Koalisi juga menegaskan tim harus mempersiapkan kajian untuk merevisi pasal-pasal karet UU ITE. Mereka menolak ide pemerintah yang sekadar melakukan interpretasi terhadap pasal-pasal itu.
"Koalisi Masyarakat Sipil menolak tegas keberadaan tim yang lebih fokus bekerja untuk merumuskan kriteria implementatif pasal-pasal tertentu UU ITE. Pedoman interpretasi ini tidak akan menjawab akar persoalan dari permasalahan yang dihadapi bangsa ini akibat pasal-pasal karet UU ITE," ucap Erasmus.
Sebelumnya, Presiden RI Joko Widodo (Jokowi) membuka peluang revisi UU ITE pada tengah Februari ini dalam Rapim TNI-Polri. Tak lama kemudian, Jokowi juga meminta para pembantunya menyiapkan pedoman interpretasi pasal-pasal UU ITE.
Menindaklanjuti niatan itu, Menko Polhukam Mahfud MD membentuk dua tim kajian UU ITE pada Senin (22/2) lalu. Tim itu terdiri atas pengarah dan pelaksana.
Tim pengarah itu berisi para menteri terkait termasuk Mahfud. Kemudian, tim pelaksana yang dipimpin Deputi Bidang Koordinasi Hukum dan HAM Kemenko Polhukam Sugeng Purnomo.
Tim pelaksana ini terbagi lagi jadi dua sub. Pertama adalah Tim Perumus Kriteria penetapan UU ITE yang dipimpin Staf Ahli Menkominfo Bidang Hukum Henry Subiakto. Tugasnya merumuskan kriteria implementatif atas pasal- pasal tertentu dalam UU ITE yang sering dianggap menimbulkan multitafsir.
Kemudian Tim Telaah Substansi diketuai Dirjen Peraturan perundang-undangan Kemenhukam Widodo Ekatjahjana. Mereka bertugas melakukan telaah atas pasal-pasal yang dianggap multitafsir untuk menentukan perlu atau tidaknya dilakukan revisi.

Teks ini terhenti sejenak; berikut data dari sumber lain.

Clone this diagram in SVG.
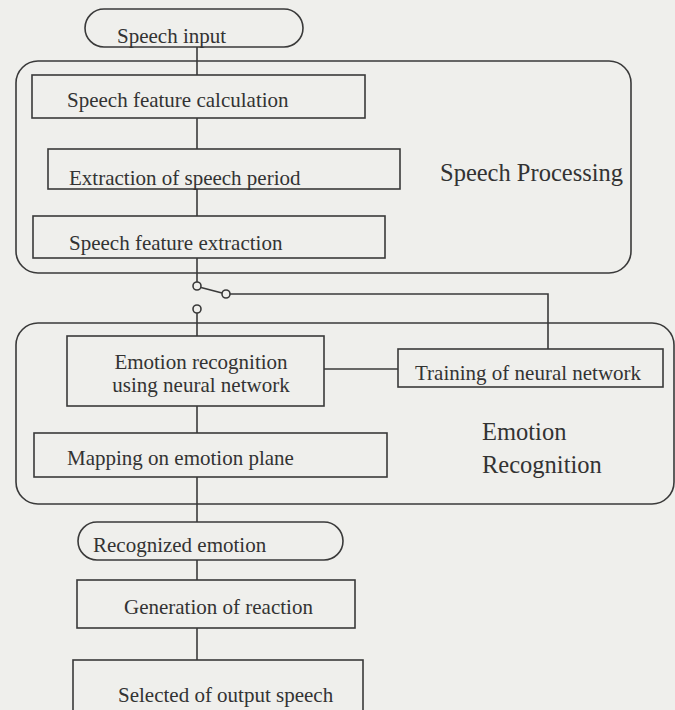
<svg xmlns="http://www.w3.org/2000/svg" width="675" height="710" viewBox="0 0 675 710">
<style>
.bg{fill:#efefec}
.box{fill:none;stroke:#3a3a3a;stroke-width:1.6}
.ln{fill:none;stroke:#3a3a3a;stroke-width:1.6}
.t{font-family:"Liberation Serif","Times New Roman",serif;font-size:21px;fill:#333}
.big{font-family:"Liberation Serif","Times New Roman",serif;font-size:24.5px;fill:#333}
.c{text-anchor:middle}
</style>
<rect class="bg" x="0" y="0" width="675" height="710"/>
<g id="group-speech-processing">
<rect class="box" x="16" y="61" width="615" height="212" rx="22"/>
<text class="big" x="440" y="181">Speech Processing</text>
</g>
<g id="group-emotion-recognition">
<rect class="box" x="16" y="323" width="658" height="181" rx="22"/>
<text class="big" x="482" y="440">Emotion</text>
<text class="big" x="482" y="473">Recognition</text>
</g>
<g id="connectors">
<line class="ln" x1="197" y1="47" x2="197" y2="75"/>
<line class="ln" x1="197" y1="118" x2="197" y2="149"/>
<line class="ln" x1="197" y1="189" x2="197" y2="216"/>
<line class="ln" x1="197" y1="258" x2="197" y2="282"/>
<line class="ln" x1="201" y1="287.5" x2="222" y2="293"/>
<polyline class="ln" points="230,294 548,294 548,349"/>
<line class="ln" x1="197" y1="313" x2="197" y2="336"/>
<line class="ln" x1="324" y1="369" x2="398" y2="369"/>
<line class="ln" x1="197" y1="406" x2="197" y2="433"/>
<line class="ln" x1="197" y1="477" x2="197" y2="522"/>
<line class="ln" x1="197" y1="560" x2="197" y2="580"/>
<line class="ln" x1="197" y1="628" x2="197" y2="660"/>
<circle class="ln" cx="197" cy="286" r="4"/>
<circle class="ln" cx="226" cy="294" r="4"/>
<circle class="ln" cx="197" cy="309" r="4"/>
</g>
<g id="node-speech-input">
<rect class="box" x="85" y="9" width="218" height="38" rx="19"/>
<text class="t" x="117" y="43">Speech input</text>
</g>
<g id="node-feature-calc">
<rect class="box" x="32" y="75" width="333" height="43"/>
<text class="t" x="67" y="107">Speech feature calculation</text>
</g>
<g id="node-extraction-period">
<rect class="box" x="48" y="149" width="352" height="40"/>
<text class="t" x="69" y="185">Extraction of speech period</text>
</g>
<g id="node-feature-extraction">
<rect class="box" x="33" y="216" width="352" height="42"/>
<text class="t" x="69" y="250">Speech feature extraction</text>
</g>
<g id="node-emotion-nn">
<rect class="box" x="67" y="336" width="257" height="70"/>
<text class="t c" x="201" y="369">Emotion recognition</text>
<text class="t c" x="201" y="392">using neural network</text>
</g>
<g id="node-training">
<rect class="box" x="398" y="349" width="265" height="38"/>
<text class="t" x="415" y="380">Training of neural network</text>
</g>
<g id="node-mapping">
<rect class="box" x="34" y="433" width="353" height="44"/>
<text class="t" x="67" y="465">Mapping on emotion plane</text>
</g>
<g id="node-recognized-emotion">
<rect class="box" x="78" y="522" width="265" height="38" rx="19"/>
<text class="t" x="93" y="552">Recognized emotion</text>
</g>
<g id="node-generation">
<rect class="box" x="77" y="580" width="278" height="48"/>
<text class="t" x="124" y="614">Generation of reaction</text>
</g>
<g id="node-selected">
<rect class="box" x="73" y="660" width="290" height="60"/>
<text class="t" x="118" y="702">Selected of output speech</text>
</g>
</svg>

Terpisah, Ketua Dewan Pimpinan Pusat Partai Keadilan Sejahtera (DPP PKS), Mardani Ali Sera, menyatakan penerbitan Surat Edaran Kapolri terkait pedoman penanganan kasus UU ITE belum menyelesaikan akar masalah beleid tersebut. Ia pun mendesak agar revisi UU ITE segera dilakukan. Menurutnya, UU ITE tidak boleh lagi digunakan untuk mengkriminalisasi orang atau kelompok tertentu.

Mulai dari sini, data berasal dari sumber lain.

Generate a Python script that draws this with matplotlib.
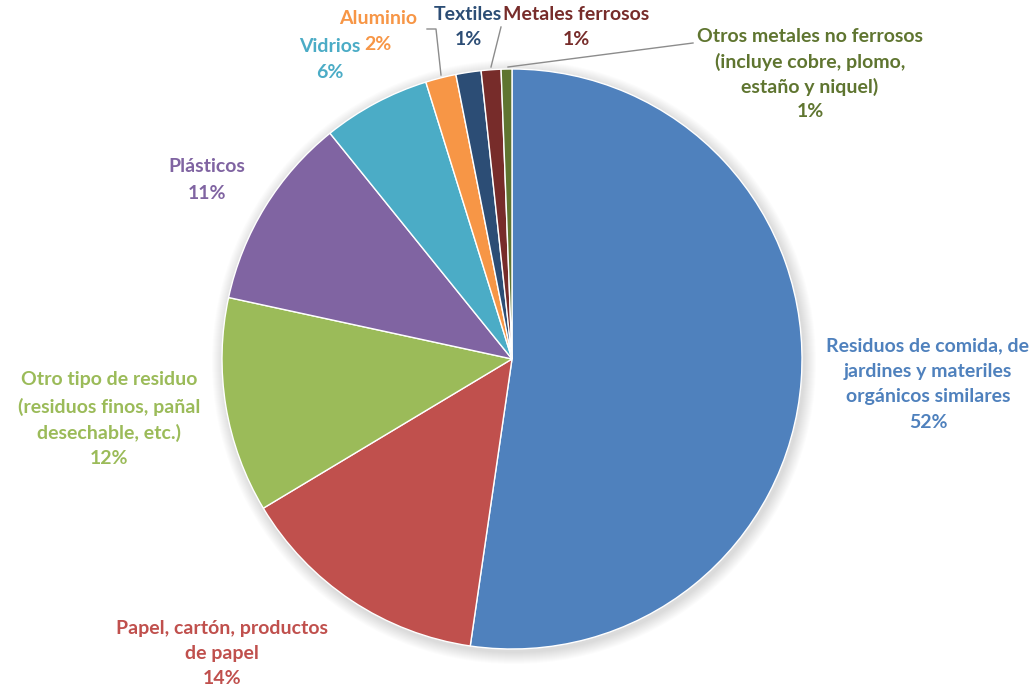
import matplotlib.pyplot as plt
from matplotlib.patches import Circle

# datos (porcentaje de residuos)
categorias = ["Residuos de comida, de\njardines y materiles\norgánicos similares",
              "Papel, cartón, productos\nde papel",
              "Otro tipo de residuo\n(residuos finos, pañal\ndesechable, etc.)",
              "Plásticos",
              "Vidrios",
              "Aluminio",
              "Textiles",
              "Metales ferrosos",
              "Otros metales no ferrosos\n(incluye cobre, plomo,\nestaño y niquel)"]
valores = [52.3, 14.1, 12.0, 10.8, 6.0, 1.7, 1.4, 1.1, 0.6]
colores = ["#4F81BD", "#C0504D", "#9BBB59", "#8064A2", "#4BACC6",
           "#F79646", "#2C4D75", "#772C2A", "#5F7530"]

W, H = 1035, 689


def pix(x, y):
    # coordenadas de imagen -> coordenadas de datos
    return x, H - y


fig = plt.figure(figsize=(W / 100, H / 100), dpi=100)
ax = fig.add_axes([0, 0, 1, 1])

cx, cy = pix(512, 359)
R = 290

# sombra suave
for i in range(12):
    ax.add_patch(Circle((cx + 2, cy - 3), R + 12 - i, color="black",
                        alpha=0.012, lw=0, zorder=0))

ax.pie(valores, colors=colores, startangle=90, counterclock=False,
       center=(cx, cy), radius=R,
       wedgeprops=dict(edgecolor="white", linewidth=1.0, zorder=2))

ax.set_xlim(0, W)
ax.set_ylim(0, H)
ax.set_aspect("equal")
ax.axis("off")

# posiciones de etiquetas (centro, y de la primera línea)
pos = [(928, 337), (222, 620), (109, 371), (207, 158), (330, 38),
       (378, 10), (468, 6), (576, 6), (810, 28)]
alts = [25.5, 25, 26.5, 27, 26, 26, 25, 25, 25]

for cat, v, c, (x, y), lh in zip(categorias, valores, colores, pos, alts):
    lines = cat.split("\n") + ["%.0f%%" % v]
    for k, t in enumerate(lines):
        xx, yy = pix(x, y + k * lh)
        ax.text(xx, yy, t, color=c, fontsize=14, fontweight="bold",
                family="Lato", ha="center", va="top")

# líneas guía
lc = "#8c8c8c"
ax.plot(*zip(pix(427, 29), pix(436, 29), pix(441, 75)), color=lc, lw=1)
ax.plot(*zip(pix(501, 27), pix(491, 67)), color=lc, lw=1)
ax.plot(*zip(pix(693, 43), pix(508, 67)), color=lc, lw=1)

plt.savefig("out.png", dpi=100)
plt.close("all")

"Segera revisi UU ITE merupakan jawabannya. UU ITE jangan lagi dijadikan sebagai alat efektif untuk melakukan kriminalisasi. Tidak hanya soal hukum, UU tersebut juga telah memberikan dampak sosial dan politik di tengah masyarakat," kata Mardani," kata Mardani kepada CNNIndonesia.com, Rabu (24/2).
Ia menyatakan pengawasan dan komitmen politik harus dijunjung tinggi dalam implementasi SE Kapolri tersebut. Selain itu, menurut Mardani, evaluasi secara berkala juga harus dilakukan karena penanganan kasus UU ITE membutuhkan kemampuan membedakan kritik dan ujaran kebencian.
"Belum lagi tafsiran polisi atas berbagai kasus yang erat dengan UU ITE tidak dirincikan, sehingga dalam penerapannya subjektif dari kepolisian. Jangan sampai hal tersebut menimbulkan masalah baru," katanya.
"Kuncinya ada di level memutuskan, apakah dijadikan perkara atau tidak," imbuh dia.
Sebelumnya, Kapolri Jenderal Listyo Sigit Prabowo menerbitkan surat edaran nomor SE/2/II/2021 pada 19 Februari 2021 lalu. Dalam edaran ini, Kapolri Listyo menekankan agar kasus-kasus UU ITE dalam klasifikasi tertentu dapat mengedepankan ruang mediasi antarpihak yang bersengketa.